Monday, May 20, 2019

Don't Read Shitty Books

Among the first—and best—pieces of advice every fledgling writers hears is, “Read. Read everything. The good stuff will inspire you and the bad will teach you what not to do.” While that’s sterling advice for a newcomer, I have an addendum that applies to writers who have found their way enough to become comfortable with their own voice:

Don’t read shitty books.

That’s good advice on a superficial because life’s too short. None of us has time to read everything we want to. Why waste precious reading time on something you don’t enjoy? Reading should always be a pleasure. True, academic or training texts often are not, but that’s the fault of the author. Even technical journals can be fun to read if done right. Not necessarily “ha-ha” funny, but not drudgery, either.

When it comes to fiction, though, enjoy everything you read. “But wait,” you say. (I heard you even if you didn’t yourself. I’m good like that.) “Haven’t you said that once one commits to being a writer one can never read solely for enjoyment again?” Yes, I have. “Isn’t this a direct contradiction, you hypocritical prick?” No, it’s not, and you need to take a deep fucking breath before this gets testy. (I’ve been bingeing Deadwood in preparation for the movie. Sometimes it shows.)

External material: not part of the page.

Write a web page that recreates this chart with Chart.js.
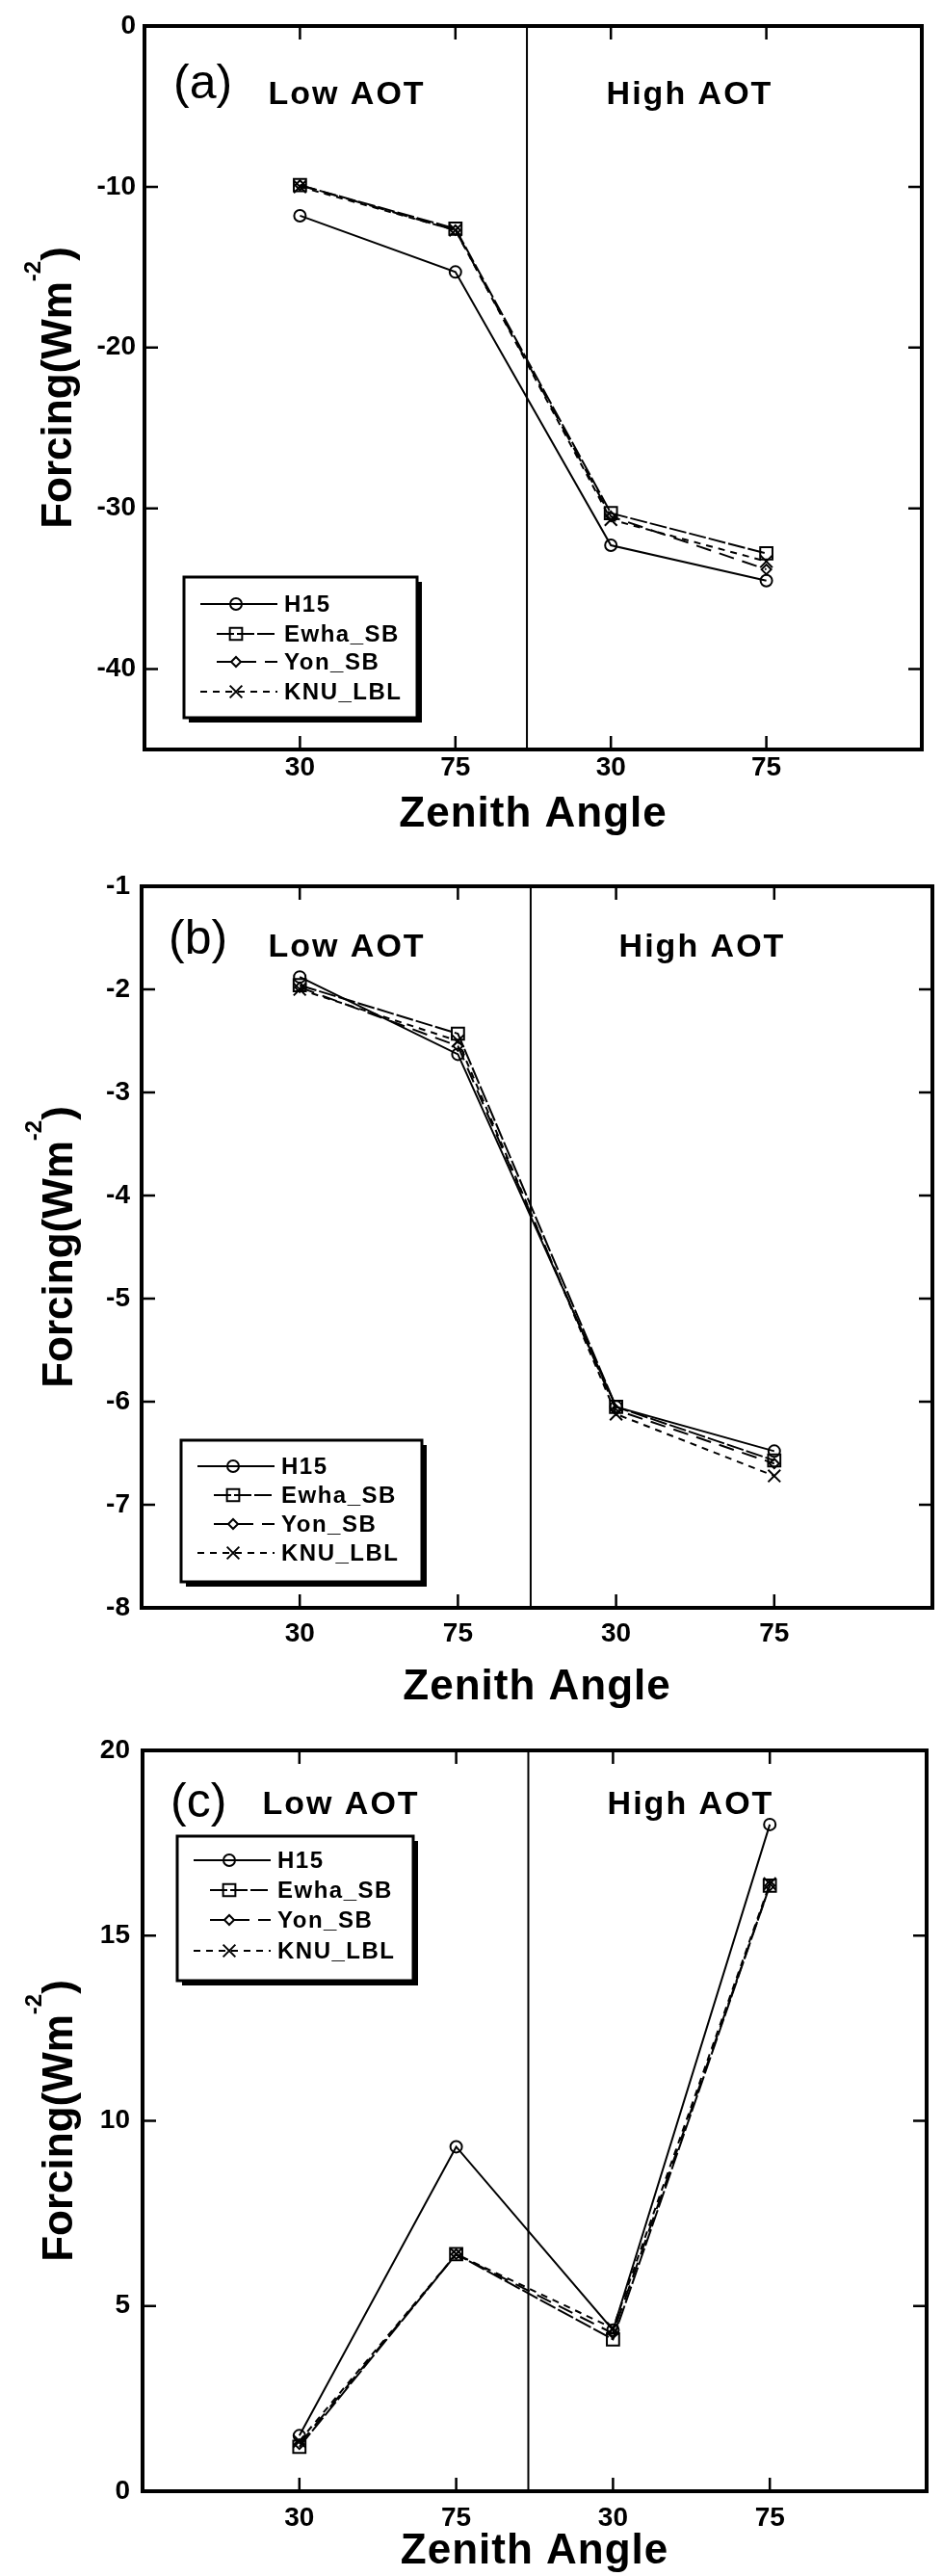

My position is unchanged. Once you commit to being a writer, you lose the luxury of reading solely for pleasure. Some part of your mind has to be analyzing the work. That doesn’t mean you can’t enjoy the reading of it. In a really good book you should enjoy even the analytical part, as appreciation for recognizing something done well, and wondering how you might improve yourself by this insight.

Shitty books are more inclined to lower your standards. The last thing you want when reworking a tricky passage is to remember the most recent piece of dreck you read and start to figure, even subconsciously, “This is already better than the book I’m reading now.” Down that path lies shitty writing with your name on it.

I know some friends who don’t read fiction when they’re working on a book. I see their point but disagree. Too many times have I been plodding along in a rewrite when I’ll see just the right thing in a novel and know exactly what to do next. Not plagiarizing. Noticing a technique that will work. Maybe a different POV character. Show by looking back through dialog. Scene reversal. Could be anything. 

The absolute last thing I want is for some shitty book to have that kind of influence, even subliminally. This takes eternal vigilance. Shitty books abound in nature, as natural as black mold on a wet wall. That’ll make you sick. Stay away from it. I’m not saying if the first page doesn’t grip you by the nether regions and drag you along you should quit, but if you’ve read 20 – 50 pages and have to talk yourself into continuing, leave. Even better, get the fuck out. (Which is leaving with extreme prejudice.) You’ll be happier and your writing will be better for it.